Only certain non-trading finance profits (“NTFPs” - INTM203200) are eligible for a TIOPA10/Part 9A/Chapter 9 claim. Typically, the Chapter 9 exemptions will be available where there is straightforward intra group funding. An example might be where CFC X in Country Y needs a long term loan to invest in its exempt (in terms of the CFC rules) business activities. The group has resources to fund this loan and so it is not necessary for CFC X to borrow externally. Instead it borrows from a group finance company that has been equity funded using surplus group resource from the UK. Many groups have arrangements of this nature and should find identifying the NTFPs and qualifying loan relationships (“QLRs”) relatively easy, making a claim straightforward.

A Chapter 9 claim will therefore cover:

  • NTFPs that in substance arise to a CFC from loans to non-UK resident connected persons controlled by the UK person or persons that control the CFC; and 
  • Consequential profits and losses such as FOREX adjustments on the QLR and any associated hedge of either FOREX or interest rate risk in relation to the QLR or a loan that is the source of funds for the QLR.

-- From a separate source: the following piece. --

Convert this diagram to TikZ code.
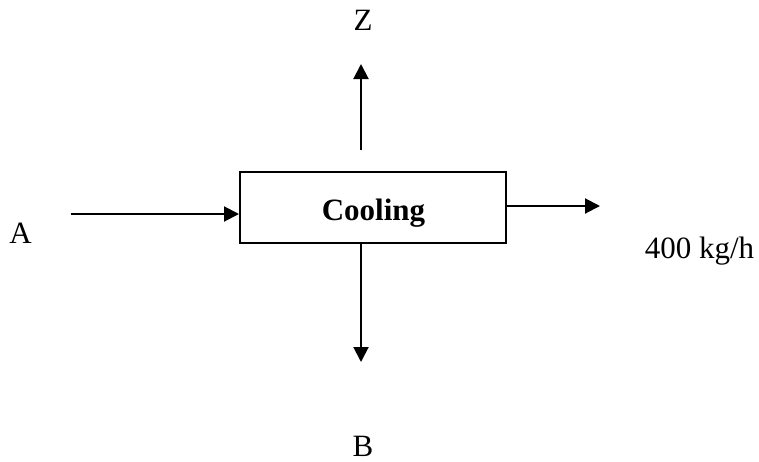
\documentclass[tikz,border=0pt]{standalone}
\usepackage{fontspec}
\setmainfont{Liberation Serif}
\usetikzlibrary{arrows.meta}
\begin{document}
\begin{tikzpicture}[x=1pt,y=1pt,
  flow/.style={line width=2pt,-{Triangle[length=15pt,width=15pt]}},
  lbl/.style={inner sep=0pt,anchor=base,font=\fontsize{31}{37}\selectfont}]
\useasboundingbox (0,0) rectangle (759,-461);
\node[draw,line width=2pt,minimum width=266pt,minimum height=71pt,inner sep=0pt] (box) at (373,-207.5) {};
\node[lbl,font=\fontsize{31}{37}\selectfont\bfseries] (cool) at (373.5,-220) {Cooling};
\coordinate (a0) at (71,-214);
\coordinate (r1) at (600,-206);
\coordinate (z0) at (361,-150);
\coordinate (z1) at (361,-64);
\coordinate (b1) at (361,-362);
\draw[flow] (a0) -- (a0 -| box.west);
\draw[flow] (r1 -| box.east) -- (r1);
\draw[flow] (z0) -- (z1);
\draw[flow] (b1 |- box.south) -- (b1);
\node[lbl] (Z) at (363,-30) {Z};
\node[lbl] (A) at (20.5,-243) {A};
\node[lbl] (B) at (363,-456) {B};
\node[lbl] (out) at (699.5,-258) {400 kg/h};
\end{tikzpicture}
\end{document}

A Chapter 9 claim will generally not cover:

  • NTFPs in respect of loans to UK resident connected persons;
  • NTFPs in respect of loans to unconnected persons or connected persons who are not controlled by the same UK person or persons who controls the CFC;
  • NTFPs in respect of loans to CFCs where the effect of the loan is to reduce the borrowing CFC’s chargeable profits (unless the profits that are reduced are themselves calculated under Chapter 9) or where the debits are relevant to the application of the Low Profits Exemption in Chapter 12;
  • NTFPs in respect of loans to UK and non-UK resident connected persons where the loan has been sourced from a UK resident person undertaking banking or insurance business; and
  • NTFPs in respect of loans to non UK resident connected persons where the loan is part of an arrangement to replace external debt of the non-UK resident connected person with external debt of a UK resident connected person as part of an arrangement that has a tax advantage main purpose for any person.

NTFPs from QLRs may in practice be exempt under the Tax, Exempt Period, Low Profits, Low Profit Margin or Excluded Territories exemptions. Chapter 5 will have no application where a CFC meets the conditions for these entity level exemptions and a CFC which meets the conditions for any of them will be exempt in full on all of its profits.